(Data)

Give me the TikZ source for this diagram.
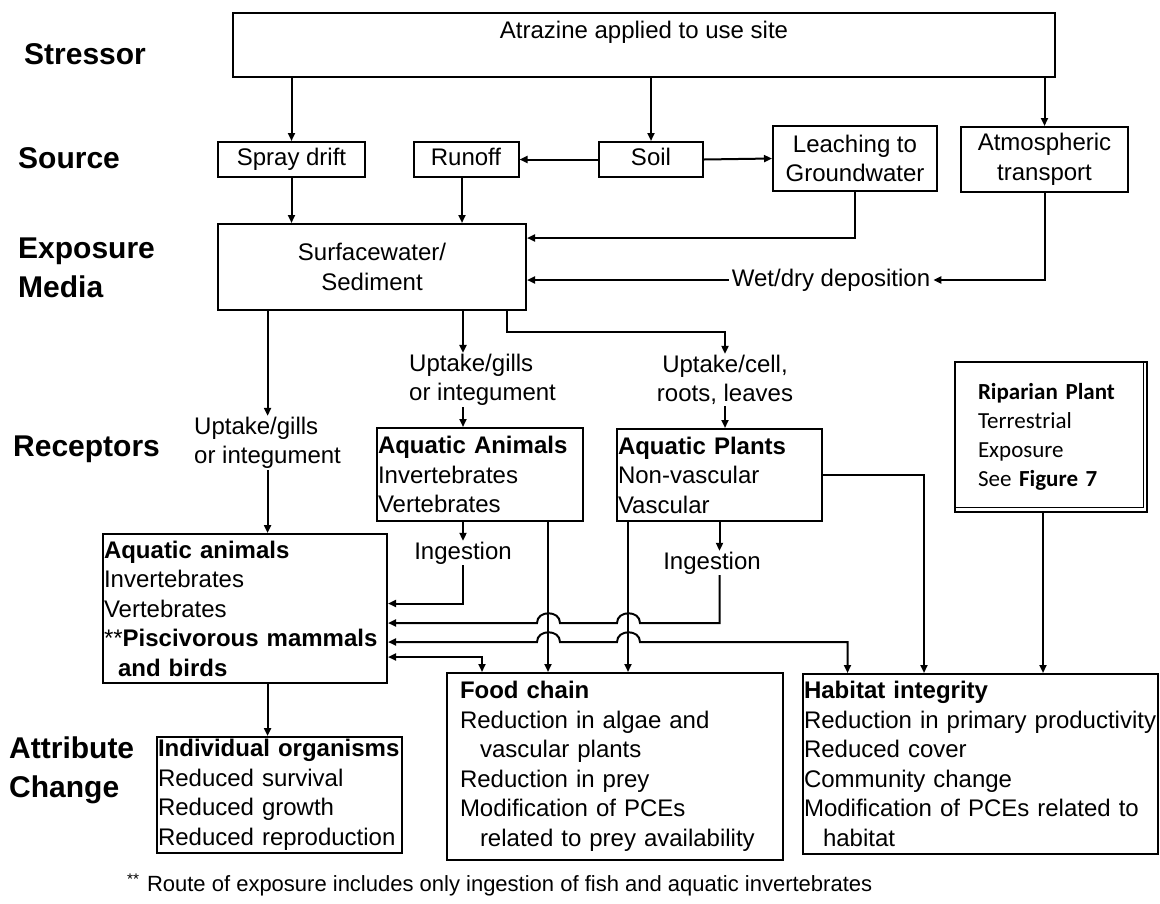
\documentclass[tikz,border=0pt]{standalone}
\usepackage{fontspec}
\setmainfont{Liberation Sans}
\newfontfamily\calibrifont{Carlito}
\usetikzlibrary{arrows.meta}
\newcommand{\boxfont}{\fontsize{24}{29.5}\selectfont}
\newcommand{\labfont}{\fontsize{30}{39}\selectfont\bfseries}
\newcommand{\notefont}{\fontsize{22}{26}\selectfont}
\newcommand{\ripfont}{\calibrifont\fontsize{23}{29}\selectfont}

\begin{document}
\begin{tikzpicture}[x=1pt,y=-1pt,
  box/.style={draw,line width=2pt,inner sep=0pt,font=\boxfont},
  onerow/.style={text height=17pt,text depth=5pt},
  tbox/.style={box,align=left,inner xsep=1pt},
  lab/.style={anchor=west,align=left,font=\labfont,inner sep=0pt},
  txt/.style={font=\boxfont,inner sep=1pt},
  arr/.style={-{Triangle[length=8pt,width=7pt]},line width=2pt},
  darr/.style={{Triangle[length=8pt,width=7pt]}-{Triangle[length=8pt,width=7pt]},line width=2pt}]

\path[use as bounding box,fill=white] (0,0) rectangle (1160,903);

% Level labels
\node[lab] (lstressor) at (24,54) {Stressor};
\node[lab] (lsource) at (18,158) {Source};
\node[lab] (lmedia) at (18,268) {Exposure\\Media};
\node[lab] (lreceptor) at (13,449) {Receptors};
\node[lab] (lchange) at (9,770) {Attribute\\Change};

% Stressor
\node[box,minimum width=822pt,minimum height=64pt,text height=25pt,text depth=39pt] (stressor) at (644,45) {Atrazine applied to use site};

% Sources
\node[box,onerow,minimum width=147pt,minimum height=35pt] (spray) at (291.5,159.5) {Spray drift};
\node[box,onerow,minimum width=105pt,minimum height=35pt] (runoff) at (466,159.5) {Runoff};
\node[box,onerow,minimum width=104pt,minimum height=35pt] (soil) at (651,159.5) {Soil};
\node[box,align=center,minimum width=164pt,minimum height=65pt] (leach) at (855,158.5) {Leaching to\\Groundwater};
\node[box,align=center,minimum width=167pt,minimum height=65pt] (atmos) at (1044.5,159.5) {Atmospheric\\transport};

% Exposure media
\node[box,align=center,minimum width=308pt,minimum height=86pt] (surface) at (372,267) {Surfacewater/\\Sediment};
\node[txt,onerow,inner xsep=3pt] (wetdry) at (831,280) {Wet/dry deposition};

% Routes and receptors
\node[txt,anchor=west,align=left] (uptake1) at (193,443) {Uptake/gills\\or integument};
\node[txt,anchor=west,align=left] (uptake2) at (408,380) {Uptake/gills\\or integument};
\node[txt,align=center] (uptake3) at (725,380) {Uptake/cell,\\roots, leaves};
\node[tbox,text width=204pt,minimum height=93pt] (aanimals) at (480,474.5) {\textbf{Aquatic Animals}\\Invertebrates\\Vertebrates};
\node[tbox,text width=203pt,minimum height=92pt] (aplants) at (719.5,475) {\textbf{Aquatic Plants}\\Non-vascular\\Vascular};
\node[txt,onerow] (ingest1) at (463,553) {Ingestion};
\node[txt,onerow] (ingest2) at (712,563) {Ingestion};
\node[box,align=left,inner xsep=23pt,text width=146pt,minimum height=150pt,font=\ripfont] (riparian) at (1051,437) {\textbf{Riparian Plant}\\Terrestrial\\Exposure\\See \textbf{Figure 7}};
\node[tbox,text width=282pt,minimum height=149pt] (animals2) at (245,608.5) {\textbf{Aquatic animals}\\Invertebrates\\Vertebrates\\{**}\textbf{Piscivorous mammals}\\\hspace*{14pt}\textbf{and birds}};

% Attribute change
\node[tbox,text width=243pt,minimum height=116pt] (individual) at (279.5,795) {\textbf{Individual organisms}\\Reduced survival\\Reduced growth\\Reduced reproduction};
\node[box,align=left,inner xsep=13pt,text width=310pt,minimum height=187pt] (foodchain) at (615,766.5) {\textbf{Food chain}\\Reduction in algae and\\\hspace*{20pt}vascular plants\\Reduction in prey\\Modification of PCEs\\\hspace*{20pt}related to prey availability};
\node[tbox,text width=353pt,minimum height=180pt] (habitat) at (980.5,764) {\textbf{Habitat integrity}\\Reduction in primary productivity\\Reduced cover\\Community change\\Modification of PCEs related to\\\hspace*{19pt}habitat};

% Footnote
\node[anchor=west,font=\notefont,inner sep=0pt] (note) at (127,885) {\textsuperscript{**}\,\,Route of exposure includes only ingestion of fish and aquatic invertebrates};

% Riparian box shadow line
\draw[line width=0.8pt] ([shift={(-5pt,-2pt)}]riparian.north east) |- ([shift={(2pt,6pt)}]riparian.south west);

% Arrows
\draw[arr] (stressor.south -| spray.north) -- (spray.north);
\draw[arr] (stressor.south -| soil.north) -- (soil.north);
\draw[arr] (stressor.south -| atmos.north) -- (atmos.north);
\draw[arr] (soil.west) -- (runoff.east);
\draw[arr] (soil.east) -- (leach.west);
\draw[arr] (spray.south) -- (spray.south |- surface.north);
\draw[arr] ([xshift=-4pt]runoff.south) -- ([xshift=-4pt]runoff.south |- surface.north);
\draw[arr] (leach.south) |- ([yshift=29pt]surface.east);
\draw[arr] (atmos.south) |- (wetdry.east);
\draw[arr] (wetdry.west) -- (wetdry.west -| surface.east);
\draw[arr] (uptake1.north |- surface.south) -- (uptake1.north);
\draw[arr] (uptake1.south) -- (uptake1.south |- animals2.north);
\draw[arr] (ingest1.north |- surface.south) -- (ingest1.north |- uptake2.north);
\draw[arr] (ingest1.north |- uptake2.south) -- (ingest1.north |- aanimals.north);
\draw[arr] ([xshift=135pt]surface.south) -- ++(0,21) -| (uptake3.north);
\draw[arr] (uptake3.south) -- (uptake3.south |- aplants.north);
\draw[arr] (ingest1.north |- aanimals.south) -- (ingest1.north);
\draw[arr] (aplants.south) -- (aplants.south |- ingest2.north);
\draw[arr] ([xshift=68pt]aanimals.south) -- ([xshift=68pt]aanimals.south |- foodchain.north);
\draw[arr] ([xshift=-91.5pt]aplants.south) -- ([xshift=-91.5pt]aplants.south |- foodchain.north);
\draw[arr] (ingest1.south) |- ([yshift=5pt]animals2.east);
\draw[arr] (aplants.south |- ingest2.south) |- (640,623) .. controls (640,610) and (617,610) .. (617,623) -- (560,623) .. controls (560,610) and (537,610) .. (537,623) -- ([yshift=-14.5pt]animals2.east);
\draw[darr] ([yshift=-33.5pt]animals2.east) -- (537,642) .. controls (537,629) and (560,629) .. (560,642) -- (617,642) .. controls (617,629) and (640,629) .. (640,642) -| ([xshift=-133pt]habitat.north);
\draw[darr] ([yshift=-48.5pt]animals2.east) -| ([xshift=-133pt]foodchain.north);
\draw[arr] (aplants.east) -| ([xshift=-56.5pt]habitat.north);
\draw[arr] ([xshift=-8pt]riparian.south) -- ([xshift=-8pt]riparian.south |- habitat.north);
\draw[arr] (uptake1.south |- animals2.south) -- (uptake1.south |- individual.north);

\end{tikzpicture}
\end{document}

(What needs to be done)
Set every line down exactly as written, leaving each picture out.

(Answer below)
Give me the TikZ source for this diagram.
\documentclass[tikz,border=0pt]{standalone}
\usepackage{fontspec}
\setmainfont{Liberation Sans}
\newfontfamily\calibrifont{Carlito}
\usetikzlibrary{arrows.meta}
\newcommand{\boxfont}{\fontsize{24}{29.5}\selectfont}
\newcommand{\labfont}{\fontsize{30}{39}\selectfont\bfseries}
\newcommand{\notefont}{\fontsize{22}{26}\selectfont}
\newcommand{\ripfont}{\calibrifont\fontsize{23}{29}\selectfont}

\begin{document}
\begin{tikzpicture}[x=1pt,y=-1pt,
  box/.style={draw,line width=2pt,inner sep=0pt,font=\boxfont},
  onerow/.style={text height=17pt,text depth=5pt},
  tbox/.style={box,align=left,inner xsep=1pt},
  lab/.style={anchor=west,align=left,font=\labfont,inner sep=0pt},
  txt/.style={font=\boxfont,inner sep=1pt},
  arr/.style={-{Triangle[length=8pt,width=7pt]},line width=2pt},
  darr/.style={{Triangle[length=8pt,width=7pt]}-{Triangle[length=8pt,width=7pt]},line width=2pt}]

\path[use as bounding box,fill=white] (0,0) rectangle (1160,903);

% Level labels
\node[lab] (lstressor) at (24,54) {Stressor};
\node[lab] (lsource) at (18,158) {Source};
\node[lab] (lmedia) at (18,268) {Exposure\\Media};
\node[lab] (lreceptor) at (13,449) {Receptors};
\node[lab] (lchange) at (9,770) {Attribute\\Change};

% Stressor
\node[box,minimum width=822pt,minimum height=64pt,text height=25pt,text depth=39pt] (stressor) at (644,45) {Atrazine applied to use site};

% Sources
\node[box,onerow,minimum width=147pt,minimum height=35pt] (spray) at (291.5,159.5) {Spray drift};
\node[box,onerow,minimum width=105pt,minimum height=35pt] (runoff) at (466,159.5) {Runoff};
\node[box,onerow,minimum width=104pt,minimum height=35pt] (soil) at (651,159.5) {Soil};
\node[box,align=center,minimum width=164pt,minimum height=65pt] (leach) at (855,158.5) {Leaching to\\Groundwater};
\node[box,align=center,minimum width=167pt,minimum height=65pt] (atmos) at (1044.5,159.5) {Atmospheric\\transport};

% Exposure media
\node[box,align=center,minimum width=308pt,minimum height=86pt] (surface) at (372,267) {Surfacewater/\\Sediment};
\node[txt,onerow,inner xsep=3pt] (wetdry) at (831,280) {Wet/dry deposition};

% Routes and receptors
\node[txt,anchor=west,align=left] (uptake1) at (193,443) {Uptake/gills\\or integument};
\node[txt,anchor=west,align=left] (uptake2) at (408,380) {Uptake/gills\\or integument};
\node[txt,align=center] (uptake3) at (725,380) {Uptake/cell,\\roots, leaves};
\node[tbox,text width=204pt,minimum height=93pt] (aanimals) at (480,474.5) {\textbf{Aquatic Animals}\\Invertebrates\\Vertebrates};
\node[tbox,text width=203pt,minimum height=92pt] (aplants) at (719.5,475) {\textbf{Aquatic Plants}\\Non-vascular\\Vascular};
\node[txt,onerow] (ingest1) at (463,553) {Ingestion};
\node[txt,onerow] (ingest2) at (712,563) {Ingestion};
\node[box,align=left,inner xsep=23pt,text width=146pt,minimum height=150pt,font=\ripfont] (riparian) at (1051,437) {\textbf{Riparian Plant}\\Terrestrial\\Exposure\\See \textbf{Figure 7}};
\node[tbox,text width=282pt,minimum height=149pt] (animals2) at (245,608.5) {\textbf{Aquatic animals}\\Invertebrates\\Vertebrates\\{**}\textbf{Piscivorous mammals}\\\hspace*{14pt}\textbf{and birds}};

% Attribute change
\node[tbox,text width=243pt,minimum height=116pt] (individual) at (279.5,795) {\textbf{Individual organisms}\\Reduced survival\\Reduced growth\\Reduced reproduction};
\node[box,align=left,inner xsep=13pt,text width=310pt,minimum height=187pt] (foodchain) at (615,766.5) {\textbf{Food chain}\\Reduction in algae and\\\hspace*{20pt}vascular plants\\Reduction in prey\\Modification of PCEs\\\hspace*{20pt}related to prey availability};
\node[tbox,text width=353pt,minimum height=180pt] (habitat) at (980.5,764) {\textbf{Habitat integrity}\\Reduction in primary productivity\\Reduced cover\\Community change\\Modification of PCEs related to\\\hspace*{19pt}habitat};

% Footnote
\node[anchor=west,font=\notefont,inner sep=0pt] (note) at (127,885) {\textsuperscript{**}\,\,Route of exposure includes only ingestion of fish and aquatic invertebrates};

% Riparian box shadow line
\draw[line width=0.8pt] ([shift={(-5pt,-2pt)}]riparian.north east) |- ([shift={(2pt,6pt)}]riparian.south west);

% Arrows
\draw[arr] (stressor.south -| spray.north) -- (spray.north);
\draw[arr] (stressor.south -| soil.north) -- (soil.north);
\draw[arr] (stressor.south -| atmos.north) -- (atmos.north);
\draw[arr] (soil.west) -- (runoff.east);
\draw[arr] (soil.east) -- (leach.west);
\draw[arr] (spray.south) -- (spray.south |- surface.north);
\draw[arr] ([xshift=-4pt]runoff.south) -- ([xshift=-4pt]runoff.south |- surface.north);
\draw[arr] (leach.south) |- ([yshift=29pt]surface.east);
\draw[arr] (atmos.south) |- (wetdry.east);
\draw[arr] (wetdry.west) -- (wetdry.west -| surface.east);
\draw[arr] (uptake1.north |- surface.south) -- (uptake1.north);
\draw[arr] (uptake1.south) -- (uptake1.south |- animals2.north);
\draw[arr] (ingest1.north |- surface.south) -- (ingest1.north |- uptake2.north);
\draw[arr] (ingest1.north |- uptake2.south) -- (ingest1.north |- aanimals.north);
\draw[arr] ([xshift=135pt]surface.south) -- ++(0,21) -| (uptake3.north);
\draw[arr] (uptake3.south) -- (uptake3.south |- aplants.north);
\draw[arr] (ingest1.north |- aanimals.south) -- (ingest1.north);
\draw[arr] (aplants.south) -- (aplants.south |- ingest2.north);
\draw[arr] ([xshift=68pt]aanimals.south) -- ([xshift=68pt]aanimals.south |- foodchain.north);
\draw[arr] ([xshift=-91.5pt]aplants.south) -- ([xshift=-91.5pt]aplants.south |- foodchain.north);
\draw[arr] (ingest1.south) |- ([yshift=5pt]animals2.east);
\draw[arr] (aplants.south |- ingest2.south) |- (640,623) .. controls (640,610) and (617,610) .. (617,623) -- (560,623) .. controls (560,610) and (537,610) .. (537,623) -- ([yshift=-14.5pt]animals2.east);
\draw[darr] ([yshift=-33.5pt]animals2.east) -- (537,642) .. controls (537,629) and (560,629) .. (560,642) -- (617,642) .. controls (617,629) and (640,629) .. (640,642) -| ([xshift=-133pt]habitat.north);
\draw[darr] ([yshift=-48.5pt]animals2.east) -| ([xshift=-133pt]foodchain.north);
\draw[arr] (aplants.east) -| ([xshift=-56.5pt]habitat.north);
\draw[arr] ([xshift=-8pt]riparian.south) -- ([xshift=-8pt]riparian.south |- habitat.north);
\draw[arr] (uptake1.south |- animals2.south) -- (uptake1.south |- individual.north);

\end{tikzpicture}
\end{document}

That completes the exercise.